La première exigence du rôle d’administrateur est d’être omniscient ; il faut non seulement maitriser la vision stratégique mais aussi d’en contrôler et surveiller la mise en œuvre. Cette conjugaison de réflexions et d’actions est sans aucun doute ce qui me plait le plus en tant qu’administratrice.
Il y a une exigence de responsabilités, de bonne gouvernance et de transparence, tâches fixées par le code des obligations. Cette exigence est également une motivation forte car elle demande de connaitre certains fondamentaux comme la gestion des risques et avoir une certaine agilité dans la prise de décision en période d’incertitude.
Enfin, il faut avouer que sur un plan humain, les échanges sont d’une richesse incroyable.
Quelles sont les compétences clés, et la valeur ajoutée que vous apportez au CA?
Bien évidemment, avoir un parcours pluridisciplinaire comme le mien, ayant tour à tour travaillé pour une grande banque de la place, des family offices, cabinets de conseil, ou encore dans le secteur immobilier et hôtelier m’apportent les compétences métiers et opérationnelles nécessaires.
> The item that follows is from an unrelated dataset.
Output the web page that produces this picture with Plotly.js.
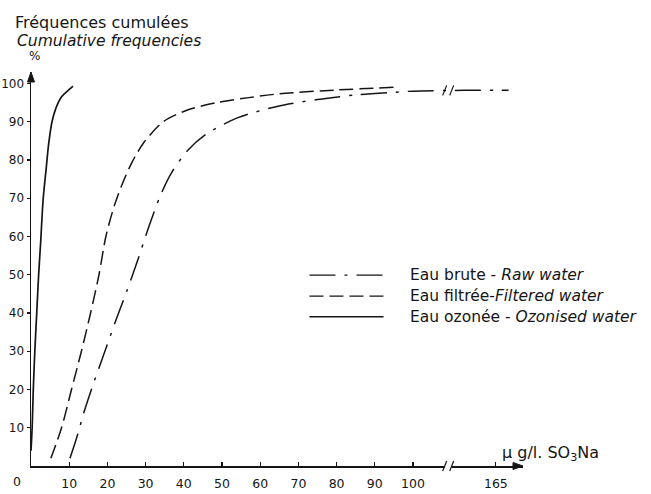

Ensuite, il est bon de souligner que le rôle d’un Conseil d’Administration n’est pas là pour se substituer à la direction de l’entreprise, mais pour interagir sur ses propositions, et ainsi définir les objectifs et les moyens nécessaires pour les atteindre. Être capable de comprendre comment implémenter sur le terrain une vision stratégique est un atout essentiel.
Je ne cacherai pas qu’avoir créé ma propre structure m’a amplement aidé à me projeter dans ce rôle d’administratrice.
Quelles sont les difficultés de cette fonction, les défis que vous avez rencontrés?
On arrive souvent avec beaucoup de certitudes mais également de questions, car on doit appréhender en très peu de temps l’histoire et l’héritage de l’institution que l’on représente. On doit également apprendre à rapidement connaître et collaborer efficacement avec le président et les autres membres du conseil.
Les enjeux et le temps raccourci nous amènent souvent à devoir prendre des décisions stratégiques dans les premières semaines d’un mandat, il faut donc avoir confiance en ses compétences et ses collègues. Cet aspect se trouve démultiplié par la situation exceptionnelle que nous vivons en raison de la pandémie.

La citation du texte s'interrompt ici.